Music: Jazzy

In a silken excitement, the geisha padded swiftly into the banquet hall of an exclusive Tokyo restaurant. Some bore samisens; others struck the classical attitudes of a geisha dance on the soft straw mats. Suddenly the samisens began beating it out eight to the bar and one of the girls let go a gully-low bellow that crackled the paper walls. The girls were doing the Samisen Boogie, a red-hot indication of what people meant last week when they said that Japan was jazzu-crazy.
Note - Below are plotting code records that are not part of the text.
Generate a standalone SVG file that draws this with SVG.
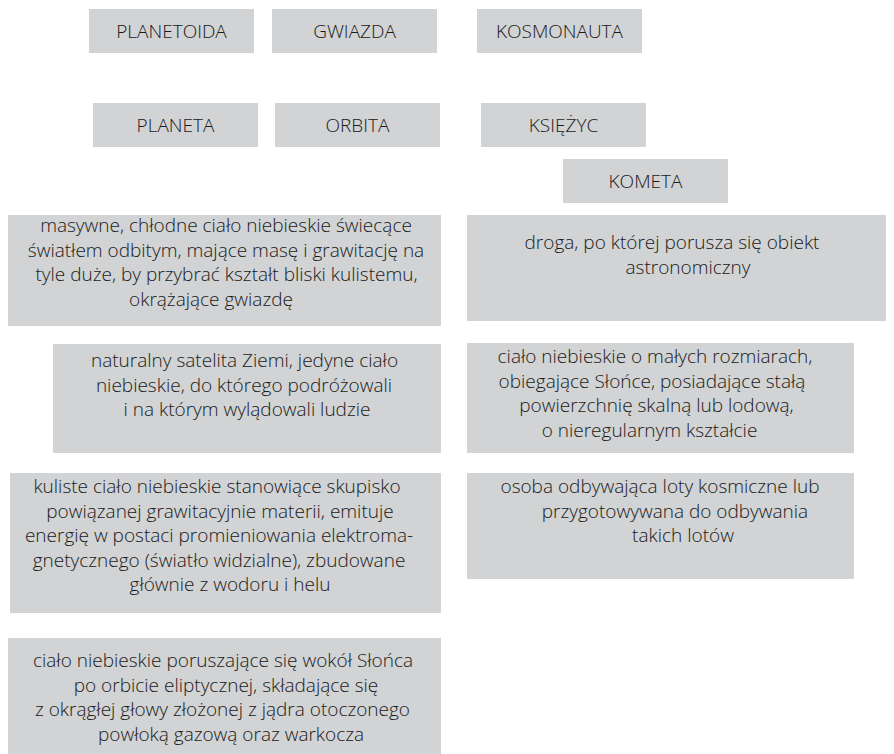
<svg xmlns="http://www.w3.org/2000/svg" width="894" height="754" viewBox="0 0 894 754">
<style>
rect.b{fill:#d1d3d4}
text{font-family:"Open Sans","Noto Sans","Liberation Sans",sans-serif;font-weight:300;fill:#1a1a1a;text-anchor:middle}
.t{font-size:19px}
.d{font-size:19px}
</style>
<rect x="0" y="0" width="894" height="754" fill="#ffffff"/>
<g id="connectors"/>
<g id="planetoida"><rect class="b" x="89" y="9" width="165" height="44"/><text class="t" x="171.5" y="37.5">PLANETOIDA</text></g>
<g id="gwiazda"><rect class="b" x="272" y="9" width="165" height="44"/><text class="t" x="354.5" y="37.5">GWIAZDA</text></g>
<g id="kosmonauta"><rect class="b" x="477" y="9" width="165" height="44"/><text class="t" x="559.5" y="37.5">KOSMONAUTA</text></g>
<g id="planeta"><rect class="b" x="93" y="103" width="165" height="44"/><text class="t" x="175.5" y="131.5">PLANETA</text></g>
<g id="orbita"><rect class="b" x="275" y="103" width="165" height="44"/><text class="t" x="357.5" y="131.5">ORBITA</text></g>
<g id="ksiezyc"><rect class="b" x="481" y="103" width="165" height="44"/><text class="t" x="563.5" y="131.5">KSIĘŻYC</text></g>
<g id="kometa"><rect class="b" x="563" y="159" width="165" height="44"/><text class="t" x="645.5" y="187.5">KOMETA</text></g>
<g id="def-planeta"><rect class="b" x="8" y="215" width="433" height="111"/>
<text class="d" x="226" y="232">masywne, chłodne ciało niebieskie świecące</text>
<text class="d" x="226" y="256.5">światłem odbitym, mające masę i grawitację na</text>
<text class="d" x="226.5" y="281">tyle duże, by przybrać kształt bliski kulistemu,</text>
<text class="d" x="211" y="305.5">okrążające gwiazdę</text></g>
<g id="def-orbita"><rect class="b" x="467" y="215" width="419" height="106"/>
<text class="d" x="672" y="249">droga, po której porusza się obiekt</text>
<text class="d" x="688" y="273.5">astronomiczny</text></g>
<g id="def-ksiezyc"><rect class="b" x="53" y="344" width="388" height="109"/>
<text class="d" x="244.5" y="367">naturalny satelita Ziemi, jedyne ciało</text>
<text class="d" x="244" y="391.5">niebieskie, do którego podróżowali</text>
<text class="d" x="247" y="416">i na którym wylądowali ludzie</text></g>
<g id="def-planetoida"><rect class="b" x="467" y="343" width="387" height="110"/>
<text class="d" x="655" y="363">ciało niebieskie o małych rozmiarach,</text>
<text class="d" x="652" y="387.5">obiegające Słońce, posiadające stałą</text>
<text class="d" x="656.5" y="412">powierzchnię skalną lub lodową,</text>
<text class="d" x="649.5" y="436.5">o nieregularnym kształcie</text></g>
<g id="def-gwiazda"><rect class="b" x="10" y="473" width="431" height="140"/>
<text class="d" x="217" y="493">kuliste ciało niebieskie stanowiące skupisko</text>
<text class="d" x="220" y="517.5">powiązanej grawitacyjnie materii, emituje</text>
<text class="d" x="219" y="542">energię w postaci promieniowania elektroma-</text>
<text class="d" x="219" y="566.5">gnetycznego (światło widzialne), zbudowane</text>
<text class="d" x="230" y="591">głównie z wodoru i helu</text></g>
<g id="def-kosmonauta"><rect class="b" x="467" y="473" width="387" height="106"/>
<text class="d" x="660" y="493">osoba odbywająca loty kosmiczne lub</text>
<text class="d" x="675" y="517.5">przygotowywana do odbywania</text>
<text class="d" x="683" y="542">takich lotów</text></g>
<g id="def-kometa"><rect class="b" x="8" y="638" width="433" height="116"/>
<text class="d" x="223" y="667">ciało niebieskie poruszające się wokół Słońca</text>
<text class="d" x="226" y="691.5">po orbicie eliptycznej, składające się</text>
<text class="d" x="222.5" y="716">z okrągłej głowy złożonej z jądra otoczonego</text>
<text class="d" x="231" y="740.5">powłoką gazową oraz warkocza</text></g>
</svg>
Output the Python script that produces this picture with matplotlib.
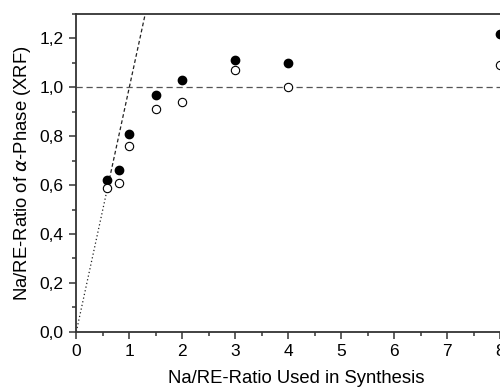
import numpy as np
from matplotlib import pyplot as plt
from matplotlib.ticker import FuncFormatter, MultipleLocator

plt.rcParams['font.family'] = ['Liberation Sans', 'DejaVu Sans']

# Na/RE ratio used in synthesis
x_synth = [0.57, 0.8, 1.0, 1.5, 2.0, 3.0, 4.0, 8.0]
# measured ratios (XRF), filled and open symbols
y_filled = [0.62, 0.66, 0.81, 0.97, 1.03, 1.11, 1.10, 1.22]
y_open = [0.59, 0.61, 0.76, 0.91, 0.94, 1.07, 1.00, 1.09]

fig = plt.figure(figsize=(5, 3.89), dpi=100)
# axes runs off the right edge like in the original crop
ax = fig.add_axes([0.1526, 0.1473, 0.88, 0.8167])

# y = x reference line, dotted at the bottom, dashed above
ax.plot([0, 0.6], [0, 0.6], ls=(0, (1, 2)), c='#222222', lw=0.9, zorder=1)
ax.plot([0.6, 1.3], [0.6, 1.3], ls=(0, (3, 2)), c='#222222', lw=0.9, zorder=1)
ax.axhline(1.0, ls=(0, (5, 3)), c='#555555', lw=0.9, zorder=1)

ax.plot(x_synth, y_filled, 'o', ms=6, mfc='black', mec='black', zorder=3)
ax.plot(x_synth, y_open, 'o', ms=6, mfc='white', mec='black', mew=0.8, zorder=3)

ax.set_xlim(0, 8.3)
ax.set_ylim(0, 1.3)
ax.xaxis.set_major_locator(MultipleLocator(1))
ax.xaxis.set_minor_locator(MultipleLocator(0.5))
ax.yaxis.set_major_locator(MultipleLocator(0.2))
ax.yaxis.set_minor_locator(MultipleLocator(0.1))
ax.xaxis.set_major_formatter(FuncFormatter(lambda v, p: '%d' % v))
ax.yaxis.set_major_formatter(FuncFormatter(lambda v, p: ('%.1f' % v).replace('.', ',')))

for s in ['left', 'bottom', 'top']:
    ax.spines[s].set_color('#333333')
    ax.spines[s].set_linewidth(1.3)
ax.spines['right'].set_visible(False)
ax.tick_params(which='both', direction='out', color='#333333', width=1.1, labelsize=12.5)
ax.tick_params(which='major', length=5, pad=4)
ax.tick_params(which='minor', length=3)
ax.tick_params(top=False, which='both')

ax.set_xlabel('Na/RE-Ratio Used in Synthesis', fontsize=13.3, labelpad=8)
ax.set_ylabel(r'Na/RE-Ratio of $\alpha$-Phase (XRF)', fontsize=13.3, labelpad=5)

fig.savefig('out.png', dpi=100)
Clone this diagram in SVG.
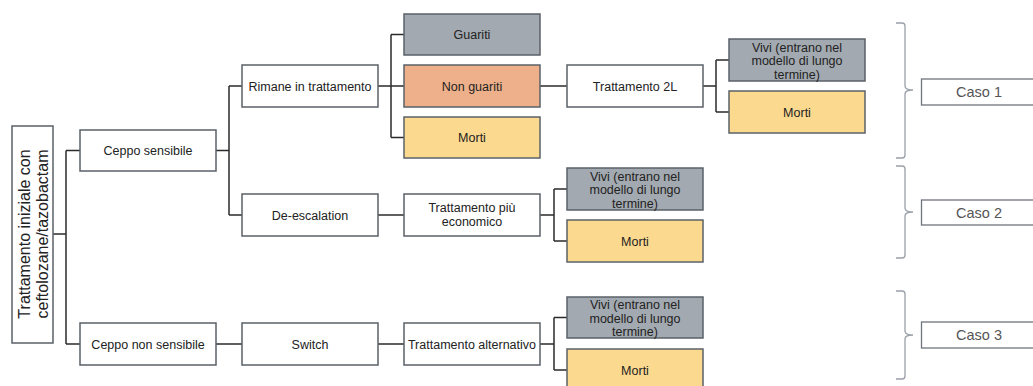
<svg xmlns="http://www.w3.org/2000/svg" width="1033" height="386" viewBox="0 0 1033 386">
<style>
.b{fill:#fff;stroke:#5b6168;stroke-width:1.5}
.g{fill:#a3a9b0;stroke:#5b6168;stroke-width:1.5}
.o{fill:#eeb08a;stroke:#5b6168;stroke-width:1.5}
.y{fill:#fbd98f;stroke:#5b6168;stroke-width:1.5}
.c{fill:#fff;stroke:#6f757d;stroke-width:1.3}
text{font-family:"Liberation Sans",Arial,sans-serif;font-size:12.5px;fill:#222;text-anchor:middle}
.k{font-size:14.5px;fill:#555}
.r{font-size:16px}
.ln{fill:none;stroke:#2b2b2b;stroke-width:1.5}
.br{fill:none;stroke:#9aa0a8;stroke-width:1.3}
</style>
<g id="connectors">
<path class="ln" d="M53 234H66M66 150.5V344M66 150.5H80M66 344H80"/>
<path class="ln" d="M216 150.5H229M229 86V215M229 86H242M229 215H242"/>
<path class="ln" d="M216 344H242"/>
<path class="ln" d="M378 86H391M391 34.5V137.5M391 34.5H404M391 86H404M391 137.5H404"/>
<path class="ln" d="M540 86H567"/>
<path class="ln" d="M703 86H716M716 60V112M716 60H729M716 112H729"/>
<path class="ln" d="M378 215H404"/>
<path class="ln" d="M540 215H554M554 189V241M554 189H567M554 241H567"/>
<path class="ln" d="M378 344H404"/>
<path class="ln" d="M540 344H554M554 317.5V370M554 317.5H567M554 370H567"/>
</g>
<g id="root"><rect class="b" x="12" y="126" width="41" height="217"/>
<text class="r" transform="translate(32.5 234) rotate(-90)"><tspan x="0" y="-3">Trattamento iniziale con</tspan><tspan x="0" y="15">ceftolozane/tazobactam</tspan></text></g>
<g id="ceppo-sensibile"><rect class="b" x="80" y="130" width="136" height="41"/><text x="148" y="155">Ceppo sensibile</text></g>
<g id="ceppo-non-sensibile"><rect class="b" x="80" y="323" width="136" height="42"/><text x="148" y="348.5">Ceppo non sensibile</text></g>
<g id="rimane"><rect class="b" x="242" y="65" width="136" height="42"/><text x="310" y="90.5">Rimane in trattamento</text></g>
<g id="de-escalation"><rect class="b" x="242" y="194" width="136" height="42"/><text x="310" y="219.5">De-escalation</text></g>
<g id="switch"><rect class="b" x="242" y="323" width="136" height="42"/><text x="310" y="348.5">Switch</text></g>
<g id="guariti"><rect class="g" x="404" y="14" width="136" height="41"/><text x="472" y="39">Guariti</text></g>
<g id="non-guariti"><rect class="o" x="404" y="65" width="136" height="42"/><text x="472" y="90.5">Non guariti</text></g>
<g id="morti-1a"><rect class="y" x="404" y="117" width="136" height="41"/><text x="472" y="142">Morti</text></g>
<g id="trattamento-2l"><rect class="b" x="567" y="65" width="136" height="42"/><text x="635" y="90.5">Trattamento 2L</text></g>
<g id="vivi-1"><rect class="g" x="729" y="39" width="136" height="42"/><text x="797"><tspan x="797" y="51.5">Vivi (entrano nel</tspan><tspan x="797" y="65">modello di lungo</tspan><tspan x="797" y="78.5">termine)</tspan></text></g>
<g id="morti-1b"><rect class="y" x="729" y="91" width="136" height="42"/><text x="797" y="116.5">Morti</text></g>
<g id="trattamento-economico"><rect class="b" x="404" y="194" width="136" height="42"/><text x="472"><tspan x="472" y="212">Trattamento più</tspan><tspan x="472" y="226">economico</tspan></text></g>
<g id="vivi-2"><rect class="g" x="567" y="168" width="136" height="42"/><text x="635"><tspan x="635" y="180.5">Vivi (entrano nel</tspan><tspan x="635" y="194">modello di lungo</tspan><tspan x="635" y="207.5">termine)</tspan></text></g>
<g id="morti-2"><rect class="y" x="567" y="220" width="136" height="42"/><text x="635" y="245.5">Morti</text></g>
<g id="trattamento-alternativo"><rect class="b" x="404" y="323" width="136" height="42"/><text x="472" y="348.5">Trattamento alternativo</text></g>
<g id="vivi-3"><rect class="g" x="567" y="297" width="136" height="41"/><text x="635"><tspan x="635" y="309">Vivi (entrano nel</tspan><tspan x="635" y="322.5">modello di lungo</tspan><tspan x="635" y="336">termine)</tspan></text></g>
<g id="morti-3"><rect class="y" x="567" y="349" width="136" height="42"/><text x="635" y="374.5">Morti</text></g>
<g id="bracket-1"><path class="br" d="M896 23H902Q905 23 905 26V86Q905 90 913 90Q905 90 905 94V155Q905 158 902 158H896"/></g>
<g id="bracket-2"><path class="br" d="M896 166H902Q905 166 905 169V208Q905 212 913 212Q905 212 905 216V255Q905 258 902 258H896"/></g>
<g id="bracket-3"><path class="br" d="M896 291H902Q905 291 905 294V331Q905 335 913 335Q905 335 905 339V376Q905 379 902 379H896"/></g>
<g id="caso-1"><rect class="c" x="921.5" y="79" width="120" height="26"/><text class="k" x="979" y="97">Caso 1</text></g>
<g id="caso-2"><rect class="c" x="921.5" y="200" width="120" height="25"/><text class="k" x="979" y="217.5">Caso 2</text></g>
<g id="caso-3"><rect class="c" x="921.5" y="322" width="120" height="26"/><text class="k" x="979" y="340">Caso 3</text></g>
</svg>
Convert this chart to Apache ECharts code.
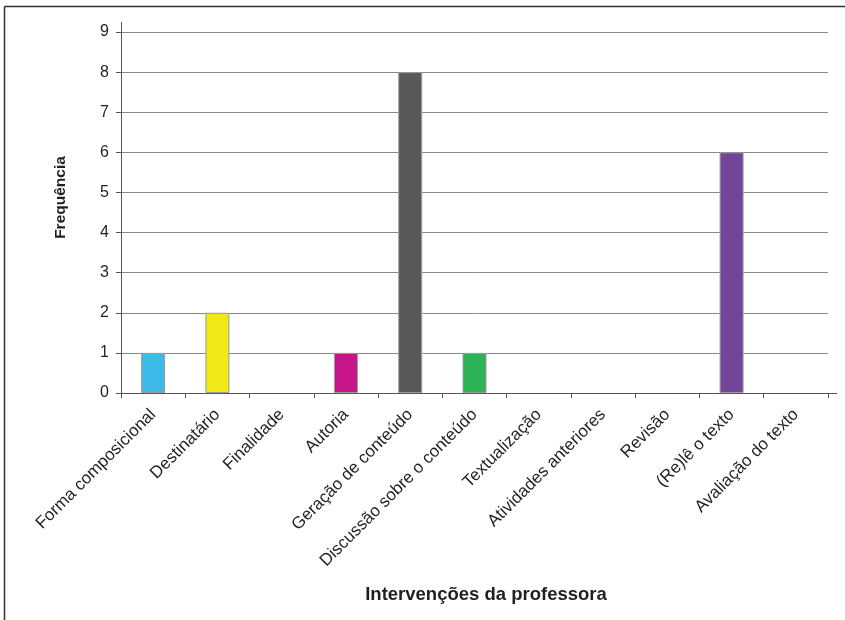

From Osaka and Kobe to Tokyo, up & down the Ginza (Tokyo's Broadway) and through the Shinjuku (Tokyo's Montmartre), half-educated trumpets got in their licks, and demi-lingual cries, Tokyo boogie-woogie, rhythm uki-uki, Kokoro zuki-zuki, waku-waku, jarred the night. Pickup bands were a yen a dozen, and most Japanese seemed to have the yen. They liked it blue, hot, and syrup-sweet, and called it all jazzu.

Up with Eels. The jazzu wave first rolled over Japan after the 1923 earthquake, when many Americans were there to aid in relief and reconstruction. It receded when the militarists took power, but began to rise again after the war. Dumpy little Noriko Awae, who sings the blues several shades lighter than her U.S. sisters, was soon a national figure. Yet in the last two years the blues have faded somewhat behind a blaze of boogie.

The man who lit the blaze is Ryoichi Hattori, 43, a jolly, wavey-haired fellow whom many Japanese jazz composers call sensei (teacher). Hattori teaches chiefly by object lesson: he has written more than 2,000 songs, many of them smash hits. Last week his Aoi Sammyaku (Blue Mountains) headed the Japanese radio hit parade.

The son of a fishmonger, Hattori grew up in brawling Osaka, the New Orleans of jazzu. At 16, he landed with a boy's band employed by a rich eel merchant to drum up business. By 1925, Hattori was so expert on flute and oboe that the Osaka Symphony Orchestra hired him. But jazz looked more profitable, and Hattori quit the symphony to organize the most famous of early Jap jazzbands, "Hattori and His Manila Red-Hot Stompers."

Down with the Green-Blues. One day in 1947, Hattori saw some Japanese couples trying to jitterbug to the slow, sickly sort of green-blues which most Jap jazz-composers were turning out. He decided "to break away from kurai ongaku [dark music]," wrote Tokyo Boogie-Woogie. It hit, and boogie began to beat all over Japan.

One hit, however, does not mean much to a Jap songwriter. Because of a record shortage and slow sheet-music sales, Hattori makes only about 7,000 yen ($16.66) a song. Last month he wrote 20, including several for his movie biography, Eternal Enthusiasm.

Hattori sometimes writes his own lyrics, but often leaves the chore to others, who have that strange poetic touch which knocks the Japanese for a loop, but leaves a Westerner vaguely feeling as if someone has been beating him over the head with a chrysanthemum petal. The lyrics to Hattori's hit of the week, Aoi Sammyaku:

Farewell, old clothing,

Farewell to lonely dreams.

Off to the blue mountains and the rose-colored skies . . .

On her longed-for journey, the birds sing.